Another issue is that the error messaging is feeble at best. When something fails, it will let you know that it failed, and a whole bunch about the internal state of things, but almost nothing about WHY it failed – as in what value in the data caused the failure. Interesting, but not useful.

In addition, it seems that the packages fail randomly. Some days it works flawlessly, the next day it fails. The source data has not changed, and we wipe out the target data, so your guess is as good as mine as to why this occurs. Sunspots? Air Pressure? Who knows, but it does not inspire a whole lot of confidence.

The final issue I had was that while Brian Noyle and I both have the same version of this tool on our systems, we can not open the packages on each other’s systems. We are not sure why, but it’s problematic. I will say that we are using the SQL 2005 version of this tool, and apparently there is a SQL2008 / Visual Studio 2008 version is also available, so that may be better.

So I decided to check out my other option…

Raw SQL

Yep, hand coded(ish) raw SQL. I was concerned that this would be a giant time-suck, and be really painful, but it was not too bad. Will say that for those who don’t speak fluent SQL this is going to be much harder than SSBIS. Interestingly it turned out to be about the same amount of effort, but with some definite up-sides.

First, much of what I was doing was “templatable” – at a high-level, I’m really just creating a new table from an old one, changing the field names to something readable, doing the CHAR –> NCHAR change, and more or less copying the data over.
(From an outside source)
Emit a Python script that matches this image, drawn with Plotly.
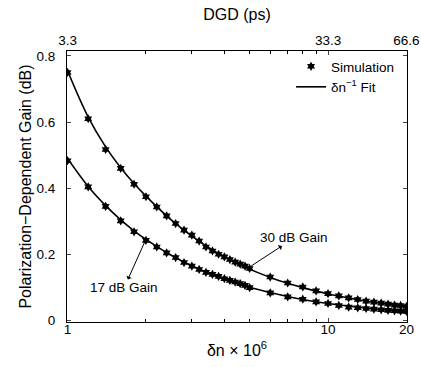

And doing the same for associated lookup tables. This is my empty template…

-------------------------------------------------------
-- IMPORT-<TABLENAME>.sql
-------------------------------------------------------

use <TARGETDB>

-- ==================================
-- Load Lookup Tables
-- ==================================
IF  EXISTS (SELECT * FROM sys.objects WHERE object_id = OBJECT_ID(N'[dbo].<LUTNAME>') AND type in (N'U'))
    drop table <LUTNAME>
select lkp_key as <LUTNAME>_Code, lkp_Value as <LUTNAME>
into <LUTNAME>
from <OLDLUTNAME>
alter table <LUTNAME> add CONSTRAINT [PK_<LUTNAME>] PRIMARY KEY CLUSTERED (<LUTNAME>_Code ASC )

-- ==================================
-- Load Data Table
-- ==================================
IF  EXISTS (SELECT * FROM sys.objects WHERE object_id = OBJECT_ID(N'[dbo].<TABLENAME>') AND type in (N'U'))
    drop table <TABLENAME>
CREATE TABLE <TABLENAME>(
    ... FIELDS ...

PRIMARY KEY CLUSTERED
(
    [TABLENAME_ID] ASC
)WITH (PAD_INDEX  = OFF, STATISTICS_NORECOMPUTE  = OFF, IGNORE_DUP_KEY = OFF,
ALLOW_ROW_LOCKS  = ON, ALLOW_PAGE_LOCKS  = ON) ON [PRIMARY]
) ON [PRIMARY]

I recreate the constraints in a separate master-blaster script.

The upsides with using SQL is that it’s wicked fast to execute, you have complete control, and when something fails, it gives you a very direct message… and it looks really bad ass when you’ve got three instances of SQL Management Studio open with all sorts of data/scripts up ;-)

3-sql

(click for full size)

Have fun with your data migrations!

Comments (1)

Nice blog, Dave. Also, have you looked at SQL Server’s BCP utility? It’s older, but pretty flexible (similar to Oracle’s SQL Loader). Once you get the hang of it, it’s pretty handy for things like this. No gui, so it’s nice for building scheduled tasks to import or export nightly with SQL Server.

Anyway, just thought I’d mention it in case you were unaware.